Before there was Earth Day, there was Tu B’Shvat, the New Year for Trees.

Before there was Earth Day, there was Tu B’Shvat—the New Year for Trees, a day to remind us that the earth is a precious gift. The holiday, which this year begins at sundown on January 19, was originally the time when Jews who lived in ancient Israel gave a tenth of the new fruits they raised to the Levites and priests who cared for the Temple in Jerusalem as a way of thanking God for the earth’s fertility.

A few hundred years later, the Kabbalists developed a Tu B’Shvat Seder, modeled on the Passover Seder, which celebrated the fruits of the land and their potential for holiness. Later, the holiday resonated with Jewish pioneers who came to Palestine in the 19th and early 20 centuries. They worked to bring the land back to life, reclaiming deserts, swamps and neglected fields by planting innumerable trees.

Today, Tu B’Shvat is the day when Israelis plant saplings throughout the land, a custom that many have also embraced in communities here in America. The holiday has also become a day for Jews to focus on environmental awareness and a connection to the earth.

If you are In search of ideas and resources to celebrate Tu B’Shvat with your family or friends, check out the following:

  • Jewish educator/performer Shira Kline, who gets kids (and even parents) dancing and singing in the aisles with energetic programs presented with her band ShirLaLa, has put together kid-friendly resources about the holiday on her holiday blog. She offers tips and guidance for doing a Tu B’Shvat Seder, holiday coloring pages; a holiday story, and even directions for making and decorating a Tu B’Shvat birthday cake. Anyone who places an order for ShirLaLa’s new CD of eco-music for kids—Earth Worm Disco—receives a free packet of Butterfly Garden Mix seeds.

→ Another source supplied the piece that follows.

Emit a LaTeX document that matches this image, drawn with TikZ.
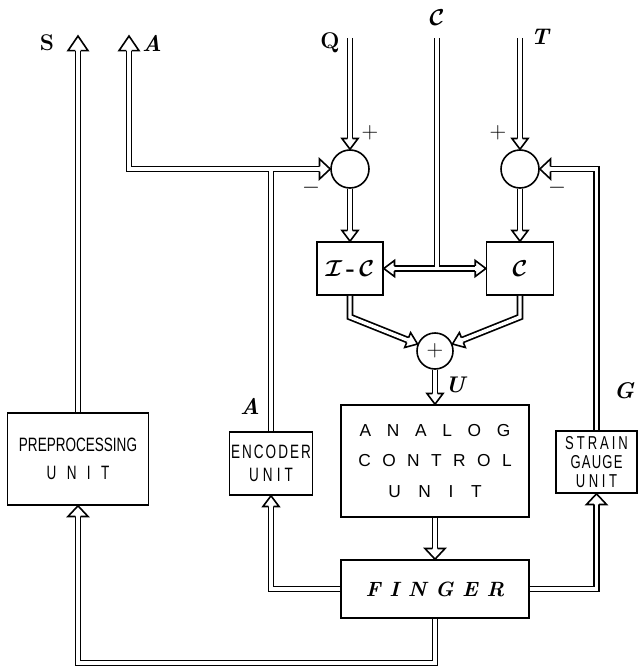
\documentclass[tikz,border=0pt]{standalone}
\usepackage{fontspec}
\usetikzlibrary{arrows.meta}
\newfontfamily\condf{Liberation Sans}[FakeStretch=0.7]
\newfontfamily\widef{Liberation Sans}
\newcommand\spr[2]{\makebox[#1][s]{#2}}
\newcommand\calbold[1]{\mbox{\boldmath$\mathcal{#1}$}}

\pgfdeclarearrow{
  name = Hol,
  parameters = {\the\pgfarrowlength,\the\pgfarrowwidth},
  setup code = {
    \pgfarrowssettipend{0pt}
    \pgfarrowssetlineend{-\pgfarrowlength}
    \pgfarrowssetbackend{-\pgfarrowlength}
    \pgfarrowshullpoint{0pt}{0pt}
    \pgfarrowsupperhullpoint{-\pgfarrowlength}{.5\pgfarrowwidth}
    \pgfarrowssave\pgfarrowlength
    \pgfarrowssave\pgfarrowwidth
  },
  drawing code = {
    \pgfsetdash{}{0pt}
    \pgfsetmiterjoin
    \pgfsetbuttcap
    \pgfsetlinewidth{1.2pt}
    \pgfpathmoveto{\pgfqpoint{0pt}{0pt}}
    \pgfpathlineto{\pgfqpoint{-\pgfarrowlength}{.5\pgfarrowwidth}}
    \pgfpathlineto{\pgfqpoint{-\pgfarrowlength}{-.5\pgfarrowwidth}}
    \pgfpathclose
    \pgfsetfillcolor{white}
    \pgfusepathqfill
    \pgfpathmoveto{\pgfqpoint{-\pgfarrowlength}{1.95pt}}
    \pgfpathlineto{\pgfqpoint{-\pgfarrowlength}{.5\pgfarrowwidth}}
    \pgfpathlineto{\pgfqpoint{0pt}{0pt}}
    \pgfpathlineto{\pgfqpoint{-\pgfarrowlength}{-.5\pgfarrowwidth}}
    \pgfpathlineto{\pgfqpoint{-\pgfarrowlength}{-1.95pt}}
    \pgfsetstrokecolor{black}
    \pgfusepathqstroke
  },
  defaults = {length = 8pt, width = 13pt}
}

\tikzset{
  dbl/.style={draw=black, line width=1.3pt, double=white, double distance=2.6pt},
  blk/.style={draw, line width=1.2pt, inner sep=0pt},
  sumc/.style={circle, draw, line width=1.2pt, inner sep=0pt},
  lbl/.style={font=\fontsize{17}{19}\selectfont\bfseries\itshape},
  lblu/.style={font=\fontsize{17}{19}\selectfont\bfseries},
  pm/.style={font=\fontsize{18}{20}\selectfont},
  ahs/.style={-{Hol[length=8pt,width=12pt]}},
  ahw/.style={-{Hol[length=8pt,width=15pt]}},
  ahb/.style={-{Hol[length=11pt,width=15pt]}},
}

\begin{document}
\begin{tikzpicture}[x=0.75pt, y=-0.75pt]
\useasboundingbox (0,0) rectangle (638,667);

% summing junctions
\node[sumc, minimum size=28.5pt] (s1) at (350,169) {};
\node[sumc, minimum size=28.5pt] (s2) at (520,169) {};
\node[sumc, minimum size=27pt, font=\fontsize{19}{20}\selectfont] (s3) at (435,351) {$+$};

% blocks
\node[blk, minimum width=49.5pt, minimum height=39.75pt, font=\fontsize{18}{20}\selectfont] (jc) at (350,268.5) {\calbold{I}\,\textbf{-}\,\calbold{C}};
\node[blk, minimum width=50pt, minimum height=39.75pt, font=\fontsize{18}{20}\selectfont] (cb) at (520,268.5) {\calbold{C}};
\node[blk, align=center, minimum width=141pt, minimum height=84pt, font=\widef\fontsize{13}{23}\selectfont] (ana) at (435,461)
      {\spr{113pt}{A\hfill N\hfill A\hfill L\hfill O\hfill G}\\
       \spr{115pt}{C\hfill O\hfill N\hfill T\hfill R\hfill O\hfill L}\\
       \spr{70pt}{U\hfill N\hfill I\hfill T}};
\node[blk, minimum width=141pt, minimum height=43.5pt, font=\fontsize{15.5}{17}\selectfont\bfseries\itshape] (fin) at (435,589)
      {\spr{104pt}{F\hfill I\hfill N\hfill G\hfill E\hfill R}};
\node[blk, align=center, minimum width=62.25pt, minimum height=47.25pt, font=\condf\fontsize{14.5}{17}\selectfont] (enc) at (271,463.5)
      {\spr{60pt}{E\hfill N\hfill C\hfill O\hfill D\hfill E\hfill R}\\
       \spr{33pt}{U\hfill N\hfill I\hfill T}};
\node[blk, align=center, minimum width=60.75pt, minimum height=46.5pt, font=\condf\fontsize{14}{14.5}\selectfont] (sg) at (596.5,462)
      {\spr{47pt}{S\hfill T\hfill R\hfill A\hfill I\hfill N}\\
       \spr{39pt}{G\hfill A\hfill U\hfill G\hfill E}\\
       \spr{31pt}{U\hfill N\hfill I\hfill T}};
\node[blk, align=center, minimum width=105.75pt, minimum height=69pt, font=\condf\fontsize{14.5}{21}\selectfont] (pre) at (78,459)
      {PREPROCESSING\\
       \spr{47pt}{U\hfill N\hfill I\hfill T}};

% coordinates
\coordinate (Stop) at (78,36);
\coordinate (Atop) at (129,36);
\coordinate (Acor) at (129,169);
\coordinate (pA2) at (129,100);
\coordinate (jA) at (271,169);
\coordinate (pA) at (300,169);
\coordinate (Qtop) at (350,38);
\coordinate (Ttop) at (520,38);
\coordinate (Ctop) at (437,38);
\coordinate (jC) at (437,268.5);
\coordinate (pL) at (412,268.5);
\coordinate (pR) at (462,268.5);
\coordinate (k1) at (350,317);
\coordinate (k2) at (520,317);
\coordinate (bot) at (78,663);

% connectors
\draw[dbl, ahb] (pre.north) -- (Stop);
\draw[dbl] (pA2) -- (Acor) -- (pA) (jA) -- (enc.north);
\draw[dbl, ahb] (pA2) -- (Atop);
\draw[dbl, ahw] (pA) -- (s1.west);
\draw[dbl, ahs] (Qtop) -- (s1.north);
\draw[dbl, ahs] (Ttop) -- (s2.north);
\draw[dbl, ahs] (s1.south) -- (jc.north);
\draw[dbl, ahs] (s2.south) -- (cb.north);
\draw[dbl] (Ctop) -- (jC) (pL) -- (pR);
\draw[dbl, ahs] (pL) -- (jc.east);
\draw[dbl, ahs] (pR) -- (cb.west);
\draw[dbl, ahs] (jc.south) -- (k1) -- (s3);
\draw[dbl, ahs] (cb.south) -- (k2) -- (s3);
\draw[dbl, ahs] (s3.south) -- (ana.north);
\draw[dbl, ahw] (ana.south) -- (fin.north);
\draw[dbl, ahs] (fin.west) -| (enc.south);
\draw[dbl, ahw] (fin.east) -| (sg.south);
\draw[dbl, ahw] (sg.north) |- (s2.east);
\draw[dbl, ahw] (fin.south) |- (bot) -- (pre.south);

% labels
\node[lblu] (lS) at (47,43) {S};
\node[lbl] (lA) at (152,43) {A};
\node[lblu] (lQ) at (330,43) {Q};
\node[font=\fontsize{18}{19}\selectfont] (lC) at (437,18) {\calbold{C}};
\node[lbl] (lT) at (540,37) {T};
\node[pm] (p1) at (370,133) {$+$};
\node[pm] (p2) at (498,133) {$+$};
\node[pm] (m1) at (311,188) {$-$};
\node[pm] (m2) at (557,188) {$-$};
\node[lbl] (lA2) at (250,406) {A};
\node[lbl] (lU) at (455,385) {U};
\node[lbl] (lG) at (624,391) {G};
\end{tikzpicture}
\end{document}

  • Hazon, America’s largest Jewish environmental group, is offering a Tu B’Shvat Seder and sourcebook, newly updated for 2011, that is available in PDF-format making it easy to print in multiples for a family or a larger gathering. This beautifully conceived and illustrated piece comes complete with teachings and explanations that weave together mysticism and environmentalism with an appreciation for the blessings of creation. Other materials are also featured on the Hazon site, including leader’s guide, songs, and videos teaching you how to create a memorable Tu B’Shvat Seder. HAZON is even sponsoring a contest for the most creative use of its materials.